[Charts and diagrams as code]
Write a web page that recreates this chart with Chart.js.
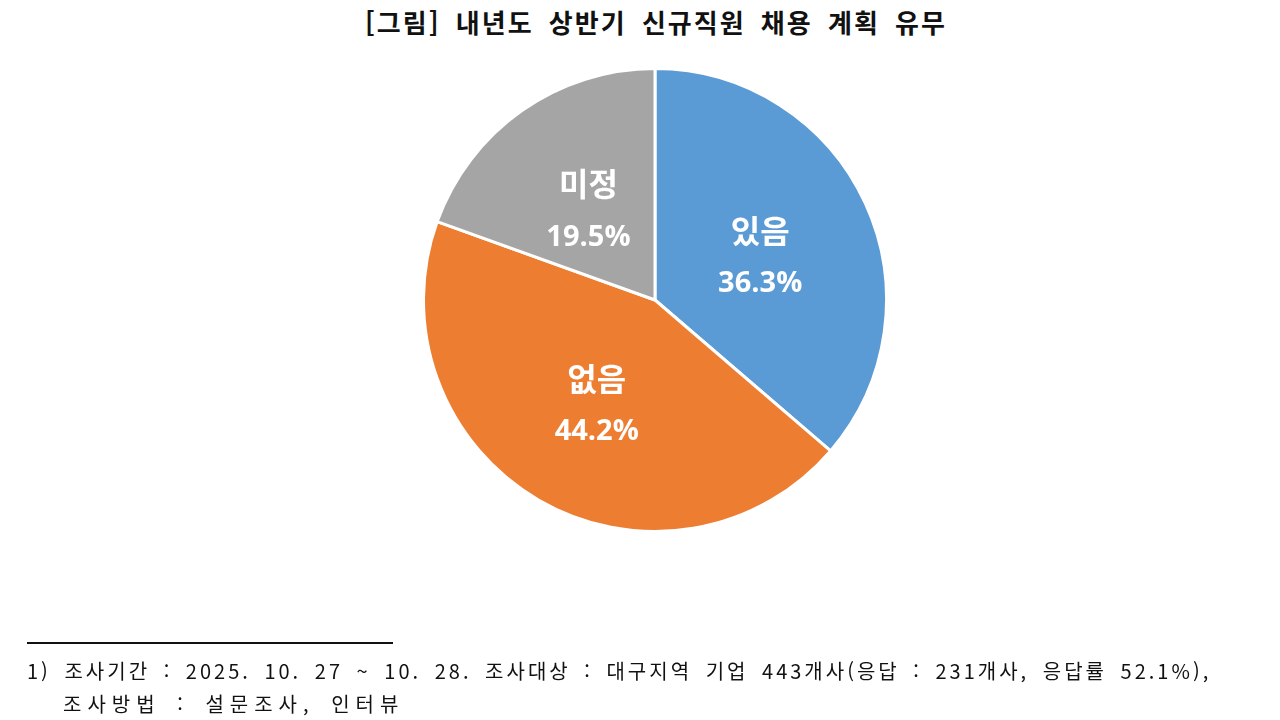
<!DOCTYPE html>
<html lang="ko">
<head>
<meta charset="utf-8">
<script src="https://cdn.jsdelivr.net/npm/chart.js@4.4.1/dist/chart.umd.min.js"></script>
<style>
    html, body { margin: 0; padding: 0; background: #fff; }
    #wrap { position: relative; width: 1280px; height: 720px; overflow: hidden; }
    #pieChart { position: absolute; left: 0; top: 0; }
    .title {
        position: absolute; left: 0; width: 1312px; top: 3px; text-align: center;
        font-family: "Noto Sans CJK KR", sans-serif; font-weight: bold; font-size: 26px;
        color: #111; letter-spacing: 2px; word-spacing: 6px;
    }
    .rule { position: absolute; left: 27px; top: 642px; width: 366px; height: 2px; background: #111; }
    .note {
        position: absolute; font-family: "Noto Sans CJK KR", sans-serif; font-size: 20px;
        color: #111; white-space: nowrap; letter-spacing: 3px; word-spacing: 5px;
    }
    .note.second { letter-spacing: 6px; }
</style>
</head>
<body>
<div id="wrap">
    <div class="title">[그림] 내년도 상반기 신규직원 채용 계획 유무</div>
    <canvas id="pieChart" width="1280" height="720"></canvas>
    <div class="rule"></div>
    <div class="note" style="left:27px; top:656px;">1) 조사기간 : 2025. 10. 27 ~ 10. 28. 조사대상 : 대구지역 기업 443개사(응답 : 231개사, 응답률 52.1%),</div>
    <div class="note second" style="left:63px; top:689px;">조사방법 : 설문조사, 인터뷰</div>
</div>
<script>
// Data
const categories = ['있음', '없음', '미정'];
const shares = [36.3, 44.2, 19.5];
const sliceColors = ['#5B9BD5', '#ED7D31', '#A5A5A5'];

// Draws the name and percent inside each slice
const sliceLabels = {
    id: 'sliceLabels',
    afterDatasetsDraw(chart) {
        const ctx = chart.ctx;
        const meta = chart.getDatasetMeta(0);
        ctx.save();
        ctx.fillStyle = '#fff';
        ctx.textAlign = 'center';
        ctx.textBaseline = 'middle';
        meta.data.forEach(function (arc, i) {
            const p = arc.getCenterPoint();
            ctx.font = 'bold 32px "Noto Sans CJK KR", sans-serif';
            ctx.fillText(categories[i], p.x, p.y - 21);
            ctx.font = 'bold 29px "Open Sans", sans-serif';
            ctx.fillText(shares[i].toFixed(1) + '%', p.x, p.y + 32);
        });
        ctx.restore();
    }
};

const ctx = document.getElementById('pieChart').getContext('2d');
new Chart(ctx, {
    type: 'pie',
    data: {
        labels: categories,
        datasets: [{
            data: shares,
            backgroundColor: sliceColors,
            borderColor: '#fff',
            borderWidth: 3
        }]
    },
    options: {
        responsive: false,
        animation: false,
        layout: { padding: { left: 422, right: 392, top: 67, bottom: 187 } },
        plugins: {
            legend: { display: false },
            tooltip: { enabled: false }
        }
    },
    plugins: [sliceLabels]
});
</script>
</body>
</html>
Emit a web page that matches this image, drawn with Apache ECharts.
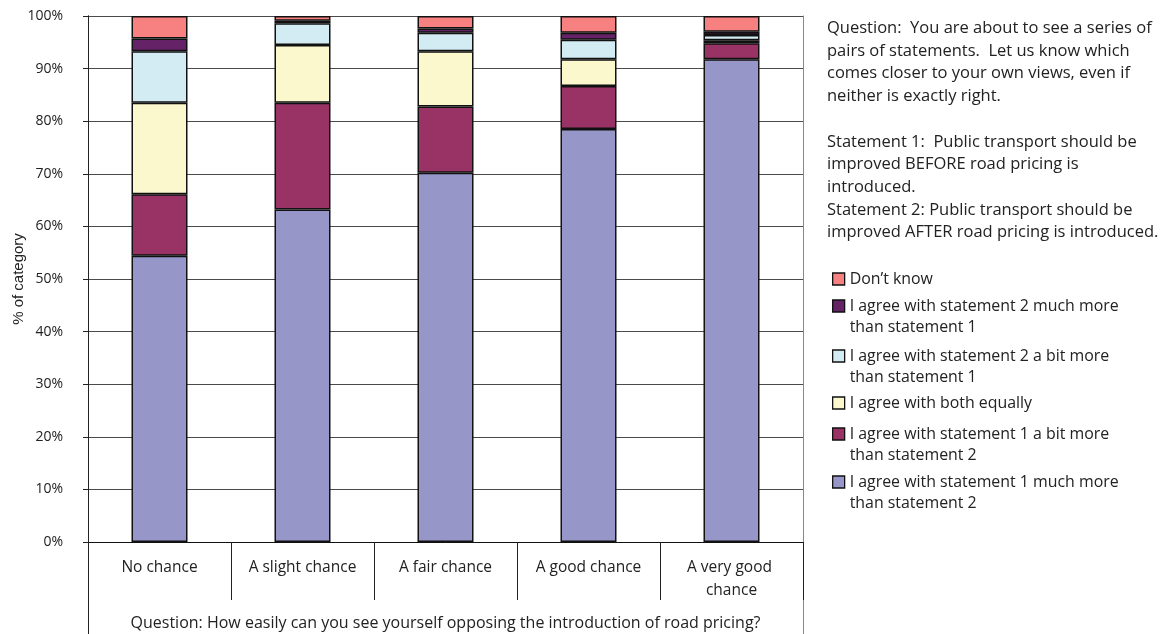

EXERCISE INSTRUCTIONS
Report each line in the preceding entries that holds the string "page".

SOLUTION BELOW
Write a web page that recreates this chart with Chart.js.
Emit a web page that matches this image, drawn with Apache ECharts.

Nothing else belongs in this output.